### Instructions to follow
Omit pictures and quote the listing below line by line, from its start through the line that holds "import * as".

### Source data
====================
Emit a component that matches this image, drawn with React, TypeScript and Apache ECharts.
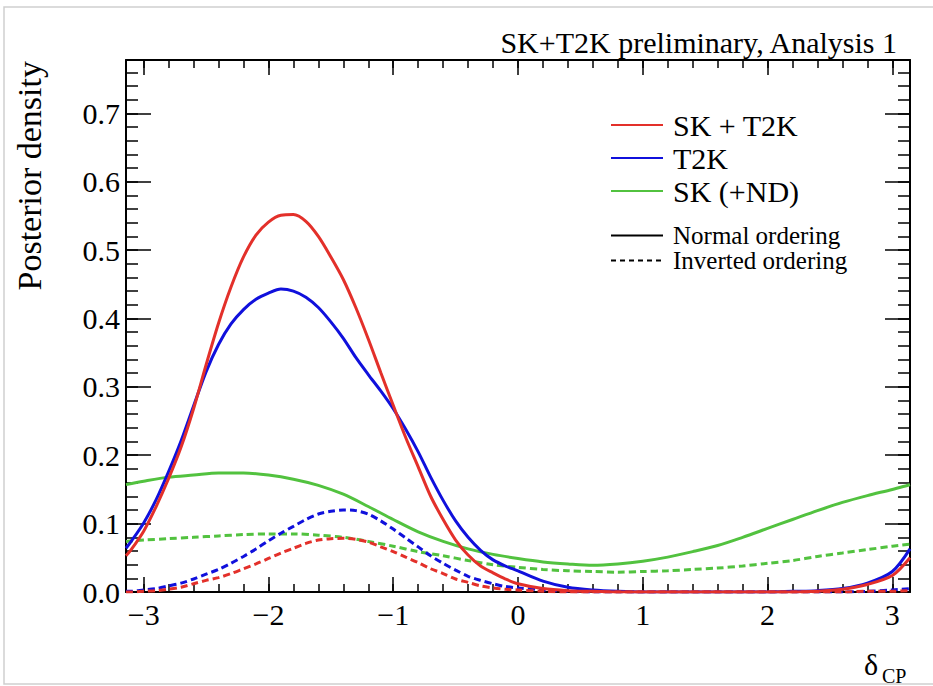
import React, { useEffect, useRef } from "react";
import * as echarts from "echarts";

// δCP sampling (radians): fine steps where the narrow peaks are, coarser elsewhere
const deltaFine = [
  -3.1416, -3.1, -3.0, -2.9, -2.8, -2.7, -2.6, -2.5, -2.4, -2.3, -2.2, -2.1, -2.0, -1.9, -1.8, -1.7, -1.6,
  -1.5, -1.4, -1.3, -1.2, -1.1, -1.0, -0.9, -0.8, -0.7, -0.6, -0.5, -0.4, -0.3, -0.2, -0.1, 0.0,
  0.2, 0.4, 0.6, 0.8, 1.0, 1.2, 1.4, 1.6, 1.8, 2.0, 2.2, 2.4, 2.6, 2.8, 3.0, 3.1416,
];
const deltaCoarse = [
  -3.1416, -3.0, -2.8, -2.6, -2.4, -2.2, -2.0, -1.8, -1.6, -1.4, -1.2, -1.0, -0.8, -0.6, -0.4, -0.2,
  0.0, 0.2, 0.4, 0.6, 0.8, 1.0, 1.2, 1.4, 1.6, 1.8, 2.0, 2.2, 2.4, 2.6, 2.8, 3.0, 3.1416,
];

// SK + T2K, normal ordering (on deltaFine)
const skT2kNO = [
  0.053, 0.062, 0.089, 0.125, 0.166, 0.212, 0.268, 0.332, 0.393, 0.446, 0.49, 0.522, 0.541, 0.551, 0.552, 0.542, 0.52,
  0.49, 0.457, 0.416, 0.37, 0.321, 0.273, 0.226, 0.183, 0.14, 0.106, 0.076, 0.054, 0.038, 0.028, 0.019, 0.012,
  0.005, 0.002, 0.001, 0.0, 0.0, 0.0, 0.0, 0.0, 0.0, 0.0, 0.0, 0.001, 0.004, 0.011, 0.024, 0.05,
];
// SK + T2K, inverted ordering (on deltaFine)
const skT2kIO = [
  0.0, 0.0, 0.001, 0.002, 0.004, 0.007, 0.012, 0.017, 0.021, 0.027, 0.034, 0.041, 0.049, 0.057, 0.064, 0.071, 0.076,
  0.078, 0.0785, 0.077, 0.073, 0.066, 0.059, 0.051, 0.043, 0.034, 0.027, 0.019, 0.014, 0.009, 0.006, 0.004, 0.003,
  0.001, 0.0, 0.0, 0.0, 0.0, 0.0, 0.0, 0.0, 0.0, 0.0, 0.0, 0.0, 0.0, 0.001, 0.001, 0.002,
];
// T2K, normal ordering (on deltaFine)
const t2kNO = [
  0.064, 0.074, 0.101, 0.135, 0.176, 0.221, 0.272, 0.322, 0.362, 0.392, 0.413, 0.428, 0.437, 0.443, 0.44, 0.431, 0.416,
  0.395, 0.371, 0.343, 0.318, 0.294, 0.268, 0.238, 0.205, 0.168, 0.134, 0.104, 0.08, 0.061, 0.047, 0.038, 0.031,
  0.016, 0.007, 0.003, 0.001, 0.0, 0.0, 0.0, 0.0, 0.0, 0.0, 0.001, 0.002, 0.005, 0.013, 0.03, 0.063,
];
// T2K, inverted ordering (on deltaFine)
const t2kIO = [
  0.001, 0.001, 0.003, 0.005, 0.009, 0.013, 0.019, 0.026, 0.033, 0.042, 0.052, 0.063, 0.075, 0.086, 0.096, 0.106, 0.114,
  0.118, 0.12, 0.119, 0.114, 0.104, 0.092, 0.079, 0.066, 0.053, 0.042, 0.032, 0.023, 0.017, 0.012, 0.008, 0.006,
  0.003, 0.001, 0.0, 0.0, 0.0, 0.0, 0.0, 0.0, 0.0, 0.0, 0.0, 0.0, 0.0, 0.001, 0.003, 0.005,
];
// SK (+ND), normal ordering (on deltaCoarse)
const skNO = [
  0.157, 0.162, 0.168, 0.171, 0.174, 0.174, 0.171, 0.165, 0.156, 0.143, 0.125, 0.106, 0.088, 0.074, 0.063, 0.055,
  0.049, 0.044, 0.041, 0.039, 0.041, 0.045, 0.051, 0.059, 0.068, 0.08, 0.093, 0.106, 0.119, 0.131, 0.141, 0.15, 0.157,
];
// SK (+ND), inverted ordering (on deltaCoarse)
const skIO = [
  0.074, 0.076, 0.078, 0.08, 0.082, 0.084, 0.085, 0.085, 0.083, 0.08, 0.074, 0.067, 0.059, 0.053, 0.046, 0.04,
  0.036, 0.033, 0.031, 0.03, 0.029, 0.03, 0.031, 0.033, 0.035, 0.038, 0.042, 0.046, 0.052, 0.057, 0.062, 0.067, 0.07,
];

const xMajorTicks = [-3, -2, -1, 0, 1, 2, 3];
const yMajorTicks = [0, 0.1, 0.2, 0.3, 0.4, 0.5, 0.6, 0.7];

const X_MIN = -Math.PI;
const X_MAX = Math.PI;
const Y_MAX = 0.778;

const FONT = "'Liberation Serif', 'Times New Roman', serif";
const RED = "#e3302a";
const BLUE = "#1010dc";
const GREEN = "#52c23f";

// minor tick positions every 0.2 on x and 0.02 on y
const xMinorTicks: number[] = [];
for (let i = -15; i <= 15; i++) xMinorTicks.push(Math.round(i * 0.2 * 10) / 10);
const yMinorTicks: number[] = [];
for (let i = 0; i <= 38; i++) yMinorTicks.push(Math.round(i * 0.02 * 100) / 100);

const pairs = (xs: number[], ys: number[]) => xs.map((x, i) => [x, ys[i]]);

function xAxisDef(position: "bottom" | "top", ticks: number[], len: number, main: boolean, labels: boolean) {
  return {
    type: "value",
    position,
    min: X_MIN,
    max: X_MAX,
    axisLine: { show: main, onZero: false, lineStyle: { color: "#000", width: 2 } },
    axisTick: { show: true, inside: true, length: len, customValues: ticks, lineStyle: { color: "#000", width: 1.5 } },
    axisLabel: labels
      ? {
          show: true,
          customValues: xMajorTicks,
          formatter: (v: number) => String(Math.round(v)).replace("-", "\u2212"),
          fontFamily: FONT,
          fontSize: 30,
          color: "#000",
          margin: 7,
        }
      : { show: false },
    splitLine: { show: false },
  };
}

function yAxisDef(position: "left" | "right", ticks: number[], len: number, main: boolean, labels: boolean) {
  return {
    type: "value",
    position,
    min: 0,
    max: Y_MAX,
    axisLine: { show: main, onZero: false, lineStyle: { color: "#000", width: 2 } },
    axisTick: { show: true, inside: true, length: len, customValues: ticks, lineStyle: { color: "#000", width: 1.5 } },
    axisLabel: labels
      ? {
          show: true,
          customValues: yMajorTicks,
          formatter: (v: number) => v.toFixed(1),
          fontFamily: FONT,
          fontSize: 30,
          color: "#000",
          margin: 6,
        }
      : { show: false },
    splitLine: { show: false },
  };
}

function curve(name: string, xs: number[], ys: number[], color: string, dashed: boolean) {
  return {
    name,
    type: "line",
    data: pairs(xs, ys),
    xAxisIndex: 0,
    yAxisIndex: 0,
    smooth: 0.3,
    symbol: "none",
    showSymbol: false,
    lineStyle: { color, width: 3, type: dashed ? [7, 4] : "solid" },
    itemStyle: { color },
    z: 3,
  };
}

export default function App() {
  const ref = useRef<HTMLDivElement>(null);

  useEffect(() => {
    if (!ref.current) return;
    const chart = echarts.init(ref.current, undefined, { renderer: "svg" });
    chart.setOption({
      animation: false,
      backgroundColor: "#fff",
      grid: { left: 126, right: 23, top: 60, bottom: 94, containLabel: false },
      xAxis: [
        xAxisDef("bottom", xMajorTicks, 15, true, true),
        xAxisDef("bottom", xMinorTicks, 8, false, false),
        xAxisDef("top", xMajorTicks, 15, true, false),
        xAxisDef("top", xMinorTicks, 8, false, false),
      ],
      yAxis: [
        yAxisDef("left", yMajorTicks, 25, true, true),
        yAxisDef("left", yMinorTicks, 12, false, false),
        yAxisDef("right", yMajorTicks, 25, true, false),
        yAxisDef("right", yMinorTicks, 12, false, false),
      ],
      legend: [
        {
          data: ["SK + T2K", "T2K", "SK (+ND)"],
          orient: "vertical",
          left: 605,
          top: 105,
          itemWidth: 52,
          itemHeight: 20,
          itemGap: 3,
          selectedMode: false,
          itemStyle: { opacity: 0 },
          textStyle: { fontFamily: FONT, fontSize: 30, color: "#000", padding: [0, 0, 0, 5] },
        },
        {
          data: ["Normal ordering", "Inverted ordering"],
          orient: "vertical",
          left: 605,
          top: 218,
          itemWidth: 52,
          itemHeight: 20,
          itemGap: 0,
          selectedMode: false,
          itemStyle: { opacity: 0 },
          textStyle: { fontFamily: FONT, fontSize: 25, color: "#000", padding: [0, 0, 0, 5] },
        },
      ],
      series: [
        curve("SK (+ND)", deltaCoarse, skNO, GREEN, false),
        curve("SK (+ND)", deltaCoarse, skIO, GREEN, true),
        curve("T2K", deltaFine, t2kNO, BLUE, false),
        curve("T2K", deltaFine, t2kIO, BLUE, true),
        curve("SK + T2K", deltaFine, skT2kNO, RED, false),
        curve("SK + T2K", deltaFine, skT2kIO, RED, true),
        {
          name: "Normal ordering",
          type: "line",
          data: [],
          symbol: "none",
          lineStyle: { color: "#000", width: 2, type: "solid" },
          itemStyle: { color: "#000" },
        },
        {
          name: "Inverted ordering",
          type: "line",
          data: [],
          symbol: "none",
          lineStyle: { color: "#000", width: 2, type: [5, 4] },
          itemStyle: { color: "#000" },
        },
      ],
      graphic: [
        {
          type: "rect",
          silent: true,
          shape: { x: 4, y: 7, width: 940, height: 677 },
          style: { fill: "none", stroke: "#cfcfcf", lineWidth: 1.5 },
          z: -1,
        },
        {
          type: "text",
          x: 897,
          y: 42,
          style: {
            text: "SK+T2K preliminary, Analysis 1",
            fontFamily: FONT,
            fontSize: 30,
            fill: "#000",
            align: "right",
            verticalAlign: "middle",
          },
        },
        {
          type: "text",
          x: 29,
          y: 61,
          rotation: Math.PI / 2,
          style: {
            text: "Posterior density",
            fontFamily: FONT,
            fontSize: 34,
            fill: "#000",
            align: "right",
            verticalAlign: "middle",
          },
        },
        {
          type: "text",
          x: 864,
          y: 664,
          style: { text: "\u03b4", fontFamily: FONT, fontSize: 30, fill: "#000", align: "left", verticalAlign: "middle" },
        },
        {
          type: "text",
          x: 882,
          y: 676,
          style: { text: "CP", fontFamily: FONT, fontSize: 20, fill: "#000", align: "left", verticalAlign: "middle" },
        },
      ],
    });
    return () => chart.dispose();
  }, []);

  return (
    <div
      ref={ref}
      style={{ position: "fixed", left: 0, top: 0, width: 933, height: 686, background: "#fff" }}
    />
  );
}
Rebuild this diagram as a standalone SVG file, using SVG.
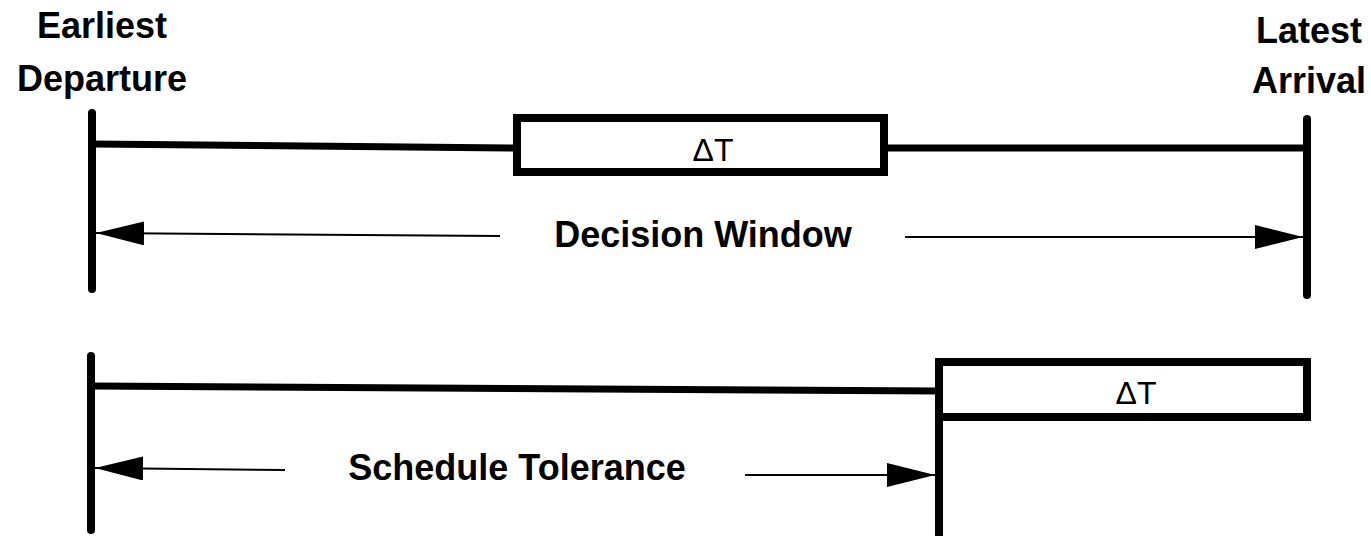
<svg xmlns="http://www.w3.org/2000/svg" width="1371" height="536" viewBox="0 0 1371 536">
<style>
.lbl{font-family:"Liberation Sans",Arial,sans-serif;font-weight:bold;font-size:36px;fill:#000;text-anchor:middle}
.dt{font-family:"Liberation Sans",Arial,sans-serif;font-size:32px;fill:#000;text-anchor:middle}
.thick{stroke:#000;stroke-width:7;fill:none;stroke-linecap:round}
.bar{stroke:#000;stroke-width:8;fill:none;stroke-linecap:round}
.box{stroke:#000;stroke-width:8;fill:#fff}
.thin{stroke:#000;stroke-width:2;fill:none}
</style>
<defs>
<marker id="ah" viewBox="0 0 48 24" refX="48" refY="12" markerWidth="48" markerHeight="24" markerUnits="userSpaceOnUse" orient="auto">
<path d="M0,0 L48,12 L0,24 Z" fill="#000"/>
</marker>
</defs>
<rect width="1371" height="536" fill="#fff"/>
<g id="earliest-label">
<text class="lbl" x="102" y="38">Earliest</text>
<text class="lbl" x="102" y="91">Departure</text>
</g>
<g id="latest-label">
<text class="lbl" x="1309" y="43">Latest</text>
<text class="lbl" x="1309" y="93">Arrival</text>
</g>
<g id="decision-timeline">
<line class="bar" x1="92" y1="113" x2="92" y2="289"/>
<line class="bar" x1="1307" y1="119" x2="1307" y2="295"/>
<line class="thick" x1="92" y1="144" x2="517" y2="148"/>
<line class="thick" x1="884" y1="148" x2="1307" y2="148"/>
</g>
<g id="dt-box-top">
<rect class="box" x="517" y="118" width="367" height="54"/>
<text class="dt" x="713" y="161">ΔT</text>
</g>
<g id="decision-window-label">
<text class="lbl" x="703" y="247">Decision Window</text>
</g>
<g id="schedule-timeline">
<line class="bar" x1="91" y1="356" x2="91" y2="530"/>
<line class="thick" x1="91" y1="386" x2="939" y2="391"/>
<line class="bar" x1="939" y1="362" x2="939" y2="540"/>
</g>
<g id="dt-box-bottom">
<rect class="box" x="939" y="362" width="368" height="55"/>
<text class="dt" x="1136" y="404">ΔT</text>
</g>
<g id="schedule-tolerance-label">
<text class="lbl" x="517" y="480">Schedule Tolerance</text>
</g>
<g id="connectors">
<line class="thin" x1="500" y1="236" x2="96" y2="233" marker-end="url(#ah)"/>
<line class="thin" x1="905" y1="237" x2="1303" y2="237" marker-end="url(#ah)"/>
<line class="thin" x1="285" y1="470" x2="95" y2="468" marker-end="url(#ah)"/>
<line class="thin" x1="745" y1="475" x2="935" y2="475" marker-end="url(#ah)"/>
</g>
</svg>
====================
### Answer
Emit a component that matches this image, drawn with React, TypeScript and Apache ECharts.
import React, { useEffect, useRef } from "react";
import * as echarts from "echarts";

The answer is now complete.